■ **EXERCISE PROMPT**
Reproduce the records below in full and exactly, without their images.

■ **EXERCISE INPUTS**
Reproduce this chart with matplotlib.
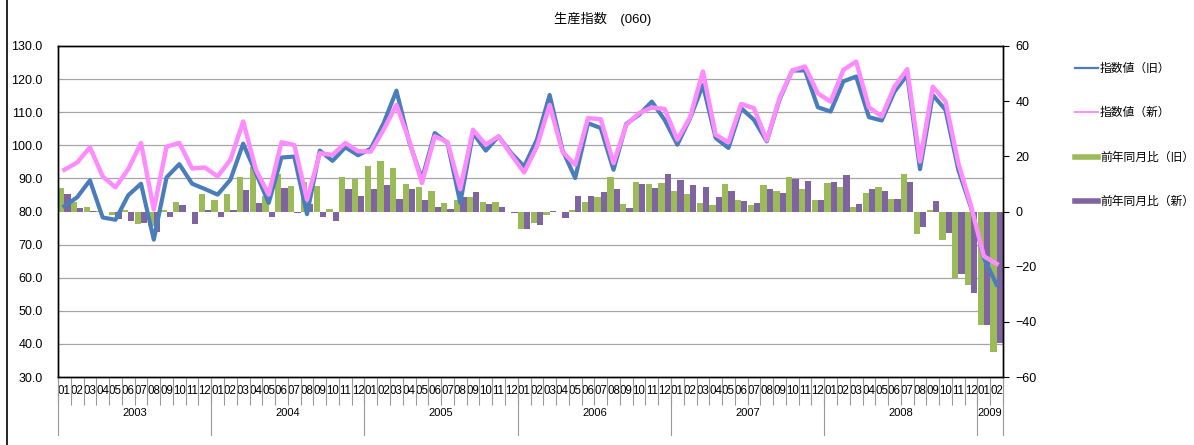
import numpy as np
import matplotlib
matplotlib.use('Agg')
import matplotlib.pyplot as plt
from matplotlib.lines import Line2D

plt.rcParams['font.family'] = ['Liberation Sans', 'Noto Sans CJK JP', 'DejaVu Sans']

years = ['2003', '2004', '2005', '2006', '2007', '2008', '2009']
months_per_year = [12, 12, 12, 12, 12, 12, 2]
month_labels = ['%02d' % m for n in months_per_year for m in range(1, n + 1)]

# 指数値（旧） / 指数値（新）, left axis
old_idx = [81.6, 84.3, 89.4, 78.2, 77.5, 84.9, 88.4, 71.5, 90.3, 94.3, 88.4, 86.8,
           85.1, 89.6, 100.5, 91.6, 82.6, 96.3, 96.6, 79.2, 98.4, 95.3, 99.4, 97.0,
           99.0, 106.7, 116.5, 101.0, 89.8, 103.7, 100.7, 82.6, 103.7, 98.4, 102.7, 97.6,
           93.6, 101.7, 115.2, 98.6, 90.1, 106.7, 105.2, 92.6, 106.5, 109.2, 113.2, 107.7,
           100.2, 108.2, 118.2, 102.2, 99.2, 111.2, 107.7, 101.2, 113.8, 122.6, 122.6, 111.5,
           110.2, 119.3, 120.8, 108.5, 107.5, 116.2, 121.3, 92.8, 115.2, 110.7, 92.6, 81.1,
           66.0, 57.9]
new_idx = [92.6, 94.8, 99.4, 90.6, 87.3, 92.8, 100.7, 80.6, 99.6, 100.7, 93.0, 93.3,
           90.6, 95.6, 107.2, 92.6, 85.1, 100.9, 100.1, 83.6, 97.6, 97.1, 100.7, 98.2,
           98.1, 104.7, 112.2, 101.5, 88.6, 102.7, 101.0, 86.8, 104.7, 100.2, 102.7, 97.1,
           91.8, 99.6, 112.2, 98.1, 94.1, 108.2, 107.9, 94.6, 106.2, 109.7, 111.4, 111.0,
           101.7, 108.5, 122.3, 103.2, 100.9, 112.5, 111.2, 101.5, 114.3, 122.6, 123.8, 115.7,
           113.2, 122.8, 125.3, 111.5, 108.7, 117.7, 123.0, 95.1, 117.7, 113.2, 94.6, 81.6,
           66.5, 64.2]

# 前年同月比（旧） / 前年同月比（新）, right axis
old_yoy = [8.6, 3.3, 1.7, 0.3, -1.4, 0.6, -4.7, -5.3, 0.4, 3.5, -0.1, 6.5,
           4.3, 6.5, 12.5, 16.3, 5.6, 13.7, 9.4, 10.6, 9.4, 1.0, 12.5, 11.8,
           16.6, 18.4, 15.8, 9.8, 8.9, 7.6, 3.0, 4.0, 5.2, 3.3, 3.5, -0.2,
           -6.3, -4.1, -1.1, 0.0, 0.4, 3.3, 5.2, 12.4, 2.8, 10.7, 10.1, 10.4,
           7.6, 6.5, 3.1, 2.2, 9.8, 4.1, 2.5, 9.5, 7.5, 12.5, 8.2, 4.0,
           10.4, 9.0, 1.6, 6.6, 8.8, 4.5, 13.7, -8.2, 0.4, -10.2, -24.2, -26.6,
           -41.0, -50.8]
new_yoy = [6.4, 1.1, 0.1, -0.2, -2.7, -3.5, -4.1, -7.3, -1.9, 2.2, -4.7, 0.7,
           -2.0, 0.7, 7.7, 3.0, -1.9, 8.6, -0.6, 2.7, -1.9, -3.5, 8.3, 5.5,
           8.3, 9.5, 4.7, 8.0, 4.0, 1.6, 0.8, 5.3, 7.1, 2.8, 1.8, -0.7,
           -6.3, -4.9, 0.1, -2.3, 5.8, 5.8, 6.9, 8.0, 1.4, 10.0, 8.6, 13.6,
           11.4, 9.5, 8.9, 5.3, 7.6, 3.7, 3.1, 8.0, 6.7, 11.8, 11.2, 4.3,
           10.6, 13.3, 2.7, 8.2, 7.5, 4.5, 10.7, -5.5, 3.9, -7.7, -22.5, -29.6,
           -41.3, -47.7]

x = np.arange(len(month_labels))

fig = plt.figure(figsize=(11.94, 4.45), dpi=100)
ax1 = fig.add_axes([58 / 1194, 1 - 377 / 445, 945 / 1194, 331 / 445])
ax2 = ax1.twinx()
ax1.set_zorder(2)
ax2.set_zorder(1)
ax1.patch.set_visible(False)

# bars on the right axis
ax2.bar(x - 0.245, old_yoy, width=0.49, color='#9BBB59', linewidth=0)
ax2.bar(x + 0.245, new_yoy, width=0.49, color='#8064A2', linewidth=0)
ax2.set_ylim(-60, 60)
ax2.set_yticks(np.arange(-60, 61, 20))
ax2.set_yticks(np.arange(-60, 61, 12), minor=True)
ax2.grid(which='minor', axis='y', color='#a6a6a6', lw=0.9)
ax2.set_axisbelow(True)
ax2.tick_params(axis='y', which='minor', length=0)
ax2.tick_params(axis='y', which='major', length=4, direction='out', pad=5, labelsize=9)

# index lines on the left axis
ax1.plot(x, old_idx, color='#4A7EBB', lw=3.0, solid_joinstyle='round')
ax1.plot(x, new_idx, color='#FF8CFF', lw=3.2, solid_joinstyle='round')
ax1.set_ylim(30, 130)
ax1.set_yticks(np.arange(30, 131, 10))
ax1.set_yticklabels(['%.1f' % v for v in np.arange(30, 131, 10)])
ax1.tick_params(axis='y', length=0, pad=11, labelsize=9)
ax1.set_xlim(-0.5, len(x) - 0.5)
ax1.set_xticks(x)
ax1.set_xticklabels(month_labels)
ax1.set_xticks(np.arange(-0.5, len(x), 1), minor=True)
ax1.tick_params(axis='x', which='major', length=0, pad=6, labelsize=8.3)
ax1.tick_params(axis='x', which='minor', length=20, width=0.8, color='#999999', direction='out')

for ax in (ax1, ax2):
    for s in ax.spines.values():
        s.set_color('black')
        s.set_linewidth(1)

# year groups under the month labels
tr = ax1.get_xaxis_transform()
start = 0
bounds = [-0.5]
for yr, n in zip(years, months_per_year):
    mid = start + (n - 1) / 2
    ax1.text(mid, -0.11, yr, transform=tr, ha='center', va='center', fontsize=8)
    start += n
    bounds.append(start - 0.5)
for b in bounds:
    ax1.plot([b, b], [0, -0.175], transform=tr, color='#999999', lw=0.8, clip_on=False)

fig.text(0.505, 0.958, '生産指数　(060)', ha='center', va='center', fontsize=9.5)

handles = [Line2D([], [], color='#4A7EBB', lw=1.6),
           Line2D([], [], color='#FF8CFF', lw=1.4),
           Line2D([], [], color='#9BBB59', lw=4),
           Line2D([], [], color='#8064A2', lw=4)]
labels = ['指数値（旧）', '指数値（新）', '前年同月比（旧）', '前年同月比（新）']
fig.legend(handles, labels, loc='upper left', bbox_to_anchor=(1070 / 1194, 1 - 58 / 445),
           frameon=False, fontsize=8.5, labelspacing=2.75, handlelength=2.0,
           handletextpad=0.15, borderaxespad=0)

fig.add_artist(Line2D([7 / 1194, 7 / 1194], [0, 1], color='black', lw=1.2))

fig.savefig('out.png', dpi=100)
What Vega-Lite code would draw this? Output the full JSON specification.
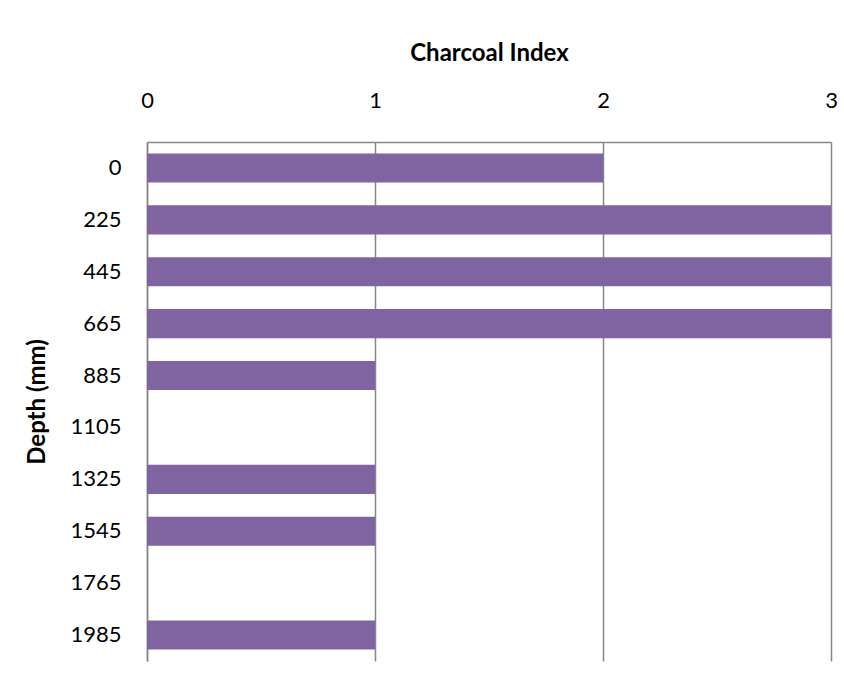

■ **RESULT OF THE EXERCISE**
Reproduce this chart with matplotlib.
import numpy as np
import matplotlib
matplotlib.use('Agg')
import matplotlib.pyplot as plt
from matplotlib.lines import Line2D

plt.rcParams['font.family'] = ['Liberation Sans', 'Noto Sans CJK JP', 'DejaVu Sans']

years = ['2003', '2004', '2005', '2006', '2007', '2008', '2009']
months_per_year = [12, 12, 12, 12, 12, 12, 2]
month_labels = ['%02d' % m for n in months_per_year for m in range(1, n + 1)]

# 指数値（旧） / 指数値（新）, left axis
old_idx = [81.6, 84.3, 89.4, 78.2, 77.5, 84.9, 88.4, 71.5, 90.3, 94.3, 88.4, 86.8,
           85.1, 89.6, 100.5, 91.6, 82.6, 96.3, 96.6, 79.2, 98.4, 95.3, 99.4, 97.0,
           99.0, 106.7, 116.5, 101.0, 89.8, 103.7, 100.7, 82.6, 103.7, 98.4, 102.7, 97.6,
           93.6, 101.7, 115.2, 98.6, 90.1, 106.7, 105.2, 92.6, 106.5, 109.2, 113.2, 107.7,
           100.2, 108.2, 118.2, 102.2, 99.2, 111.2, 107.7, 101.2, 113.8, 122.6, 122.6, 111.5,
           110.2, 119.3, 120.8, 108.5, 107.5, 116.2, 121.3, 92.8, 115.2, 110.7, 92.6, 81.1,
           66.0, 57.9]
new_idx = [92.6, 94.8, 99.4, 90.6, 87.3, 92.8, 100.7, 80.6, 99.6, 100.7, 93.0, 93.3,
           90.6, 95.6, 107.2, 92.6, 85.1, 100.9, 100.1, 83.6, 97.6, 97.1, 100.7, 98.2,
           98.1, 104.7, 112.2, 101.5, 88.6, 102.7, 101.0, 86.8, 104.7, 100.2, 102.7, 97.1,
           91.8, 99.6, 112.2, 98.1, 94.1, 108.2, 107.9, 94.6, 106.2, 109.7, 111.4, 111.0,
           101.7, 108.5, 122.3, 103.2, 100.9, 112.5, 111.2, 101.5, 114.3, 122.6, 123.8, 115.7,
           113.2, 122.8, 125.3, 111.5, 108.7, 117.7, 123.0, 95.1, 117.7, 113.2, 94.6, 81.6,
           66.5, 64.2]

# 前年同月比（旧） / 前年同月比（新）, right axis
old_yoy = [8.6, 3.3, 1.7, 0.3, -1.4, 0.6, -4.7, -5.3, 0.4, 3.5, -0.1, 6.5,
           4.3, 6.5, 12.5, 16.3, 5.6, 13.7, 9.4, 10.6, 9.4, 1.0, 12.5, 11.8,
           16.6, 18.4, 15.8, 9.8, 8.9, 7.6, 3.0, 4.0, 5.2, 3.3, 3.5, -0.2,
           -6.3, -4.1, -1.1, 0.0, 0.4, 3.3, 5.2, 12.4, 2.8, 10.7, 10.1, 10.4,
           7.6, 6.5, 3.1, 2.2, 9.8, 4.1, 2.5, 9.5, 7.5, 12.5, 8.2, 4.0,
           10.4, 9.0, 1.6, 6.6, 8.8, 4.5, 13.7, -8.2, 0.4, -10.2, -24.2, -26.6,
           -41.0, -50.8]
new_yoy = [6.4, 1.1, 0.1, -0.2, -2.7, -3.5, -4.1, -7.3, -1.9, 2.2, -4.7, 0.7,
           -2.0, 0.7, 7.7, 3.0, -1.9, 8.6, -0.6, 2.7, -1.9, -3.5, 8.3, 5.5,
           8.3, 9.5, 4.7, 8.0, 4.0, 1.6, 0.8, 5.3, 7.1, 2.8, 1.8, -0.7,
           -6.3, -4.9, 0.1, -2.3, 5.8, 5.8, 6.9, 8.0, 1.4, 10.0, 8.6, 13.6,
           11.4, 9.5, 8.9, 5.3, 7.6, 3.7, 3.1, 8.0, 6.7, 11.8, 11.2, 4.3,
           10.6, 13.3, 2.7, 8.2, 7.5, 4.5, 10.7, -5.5, 3.9, -7.7, -22.5, -29.6,
           -41.3, -47.7]

x = np.arange(len(month_labels))

fig = plt.figure(figsize=(11.94, 4.45), dpi=100)
ax1 = fig.add_axes([58 / 1194, 1 - 377 / 445, 945 / 1194, 331 / 445])
ax2 = ax1.twinx()
ax1.set_zorder(2)
ax2.set_zorder(1)
ax1.patch.set_visible(False)

# bars on the right axis
ax2.bar(x - 0.245, old_yoy, width=0.49, color='#9BBB59', linewidth=0)
ax2.bar(x + 0.245, new_yoy, width=0.49, color='#8064A2', linewidth=0)
ax2.set_ylim(-60, 60)
ax2.set_yticks(np.arange(-60, 61, 20))
ax2.set_yticks(np.arange(-60, 61, 12), minor=True)
ax2.grid(which='minor', axis='y', color='#a6a6a6', lw=0.9)
ax2.set_axisbelow(True)
ax2.tick_params(axis='y', which='minor', length=0)
ax2.tick_params(axis='y', which='major', length=4, direction='out', pad=5, labelsize=9)

# index lines on the left axis
ax1.plot(x, old_idx, color='#4A7EBB', lw=3.0, solid_joinstyle='round')
ax1.plot(x, new_idx, color='#FF8CFF', lw=3.2, solid_joinstyle='round')
ax1.set_ylim(30, 130)
ax1.set_yticks(np.arange(30, 131, 10))
ax1.set_yticklabels(['%.1f' % v for v in np.arange(30, 131, 10)])
ax1.tick_params(axis='y', length=0, pad=11, labelsize=9)
ax1.set_xlim(-0.5, len(x) - 0.5)
ax1.set_xticks(x)
ax1.set_xticklabels(month_labels)
ax1.set_xticks(np.arange(-0.5, len(x), 1), minor=True)
ax1.tick_params(axis='x', which='major', length=0, pad=6, labelsize=8.3)
ax1.tick_params(axis='x', which='minor', length=20, width=0.8, color='#999999', direction='out')

for ax in (ax1, ax2):
    for s in ax.spines.values():
        s.set_color('black')
        s.set_linewidth(1)

# year groups under the month labels
tr = ax1.get_xaxis_transform()
start = 0
bounds = [-0.5]
for yr, n in zip(years, months_per_year):
    mid = start + (n - 1) / 2
    ax1.text(mid, -0.11, yr, transform=tr, ha='center', va='center', fontsize=8)
    start += n
    bounds.append(start - 0.5)
for b in bounds:
    ax1.plot([b, b], [0, -0.175], transform=tr, color='#999999', lw=0.8, clip_on=False)

fig.text(0.505, 0.958, '生産指数　(060)', ha='center', va='center', fontsize=9.5)

handles = [Line2D([], [], color='#4A7EBB', lw=1.6),
           Line2D([], [], color='#FF8CFF', lw=1.4),
           Line2D([], [], color='#9BBB59', lw=4),
           Line2D([], [], color='#8064A2', lw=4)]
labels = ['指数値（旧）', '指数値（新）', '前年同月比（旧）', '前年同月比（新）']
fig.legend(handles, labels, loc='upper left', bbox_to_anchor=(1070 / 1194, 1 - 58 / 445),
           frameon=False, fontsize=8.5, labelspacing=2.75, handlelength=2.0,
           handletextpad=0.15, borderaxespad=0)

fig.add_artist(Line2D([7 / 1194, 7 / 1194], [0, 1], color='black', lw=1.2))

fig.savefig('out.png', dpi=100)
What Vega-Lite code would draw this? Output the full JSON specification.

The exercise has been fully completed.